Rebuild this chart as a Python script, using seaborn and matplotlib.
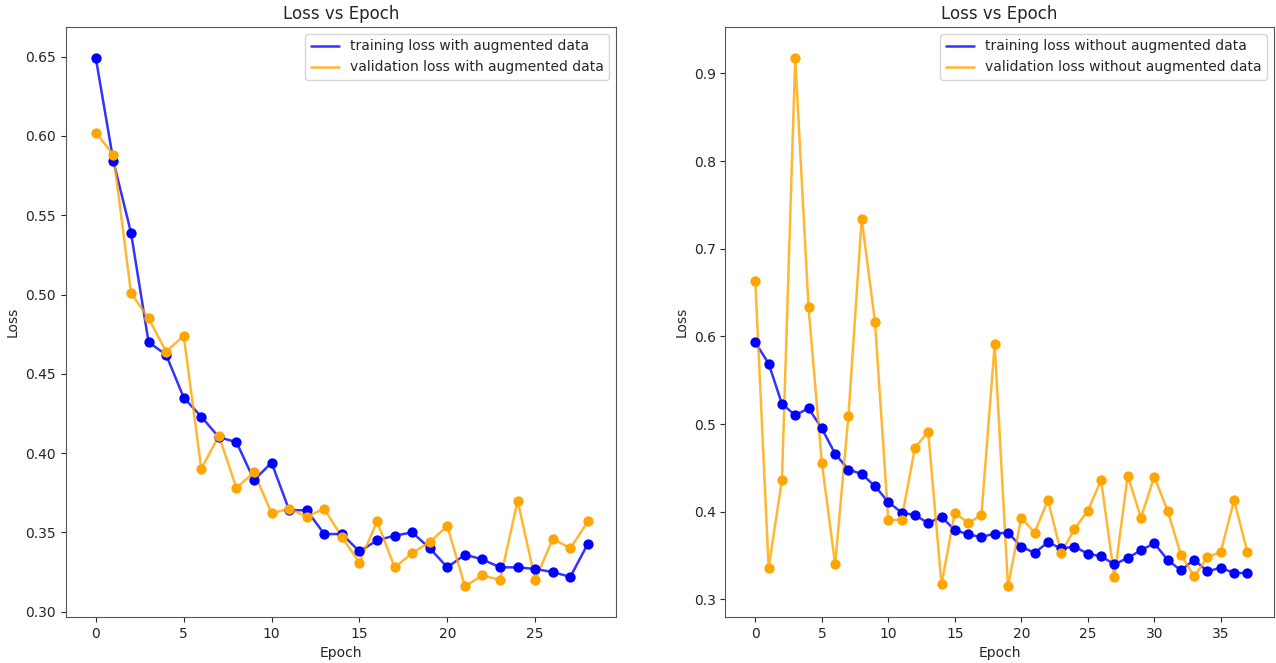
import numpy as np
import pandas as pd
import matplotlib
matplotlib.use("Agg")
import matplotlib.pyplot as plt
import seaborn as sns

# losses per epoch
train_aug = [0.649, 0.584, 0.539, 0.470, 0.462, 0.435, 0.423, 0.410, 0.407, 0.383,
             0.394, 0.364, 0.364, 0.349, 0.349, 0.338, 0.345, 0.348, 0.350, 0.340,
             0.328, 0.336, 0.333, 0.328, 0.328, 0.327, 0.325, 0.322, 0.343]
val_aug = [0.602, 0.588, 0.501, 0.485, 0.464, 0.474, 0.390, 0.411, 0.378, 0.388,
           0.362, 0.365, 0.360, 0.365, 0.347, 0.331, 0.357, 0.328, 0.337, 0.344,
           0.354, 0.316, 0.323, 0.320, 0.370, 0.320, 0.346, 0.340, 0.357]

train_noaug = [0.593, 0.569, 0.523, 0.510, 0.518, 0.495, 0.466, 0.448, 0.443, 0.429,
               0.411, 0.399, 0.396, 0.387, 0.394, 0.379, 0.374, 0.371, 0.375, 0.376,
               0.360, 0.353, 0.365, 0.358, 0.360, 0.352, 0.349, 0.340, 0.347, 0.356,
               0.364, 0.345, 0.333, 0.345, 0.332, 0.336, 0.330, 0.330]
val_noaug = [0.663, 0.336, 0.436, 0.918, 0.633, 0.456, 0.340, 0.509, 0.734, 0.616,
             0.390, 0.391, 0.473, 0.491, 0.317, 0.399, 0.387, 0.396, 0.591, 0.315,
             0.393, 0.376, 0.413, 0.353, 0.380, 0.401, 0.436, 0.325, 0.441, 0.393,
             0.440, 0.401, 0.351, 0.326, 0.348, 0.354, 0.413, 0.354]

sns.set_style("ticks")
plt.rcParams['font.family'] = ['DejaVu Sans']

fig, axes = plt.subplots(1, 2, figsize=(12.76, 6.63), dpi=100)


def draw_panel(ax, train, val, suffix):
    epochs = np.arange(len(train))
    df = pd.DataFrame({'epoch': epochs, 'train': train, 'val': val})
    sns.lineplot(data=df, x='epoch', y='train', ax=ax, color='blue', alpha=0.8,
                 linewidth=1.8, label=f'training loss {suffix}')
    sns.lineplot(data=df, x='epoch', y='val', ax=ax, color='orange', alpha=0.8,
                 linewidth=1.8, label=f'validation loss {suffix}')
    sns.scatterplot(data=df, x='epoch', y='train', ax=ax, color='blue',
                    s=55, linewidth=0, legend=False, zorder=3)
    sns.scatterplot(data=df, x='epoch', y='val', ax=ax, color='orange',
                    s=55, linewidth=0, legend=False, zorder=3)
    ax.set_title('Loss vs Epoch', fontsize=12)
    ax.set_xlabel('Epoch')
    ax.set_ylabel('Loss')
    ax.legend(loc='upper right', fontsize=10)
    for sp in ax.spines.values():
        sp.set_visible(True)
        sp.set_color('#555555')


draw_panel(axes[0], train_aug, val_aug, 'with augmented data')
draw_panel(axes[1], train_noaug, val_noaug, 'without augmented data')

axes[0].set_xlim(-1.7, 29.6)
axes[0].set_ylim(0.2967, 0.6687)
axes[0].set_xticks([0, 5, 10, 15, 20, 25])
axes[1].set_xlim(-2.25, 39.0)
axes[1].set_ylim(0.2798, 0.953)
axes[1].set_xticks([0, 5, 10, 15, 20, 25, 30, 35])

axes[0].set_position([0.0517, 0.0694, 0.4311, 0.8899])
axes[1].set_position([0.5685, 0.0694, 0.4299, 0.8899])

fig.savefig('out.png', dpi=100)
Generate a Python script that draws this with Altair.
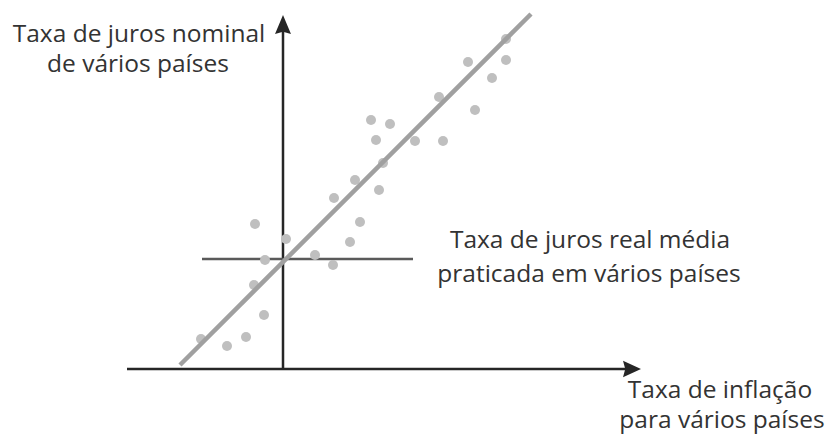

------------

WRITTEN TASK:
The images in the entries above should be left out; please reproduce exactly the lines from the first through the one containing "import seaborn as sns".

THE SOLUTION:
Rebuild this chart as a Python script, using seaborn and matplotlib.
import numpy as np
import pandas as pd
import matplotlib
matplotlib.use("Agg")
import matplotlib.pyplot as plt
import seaborn as sns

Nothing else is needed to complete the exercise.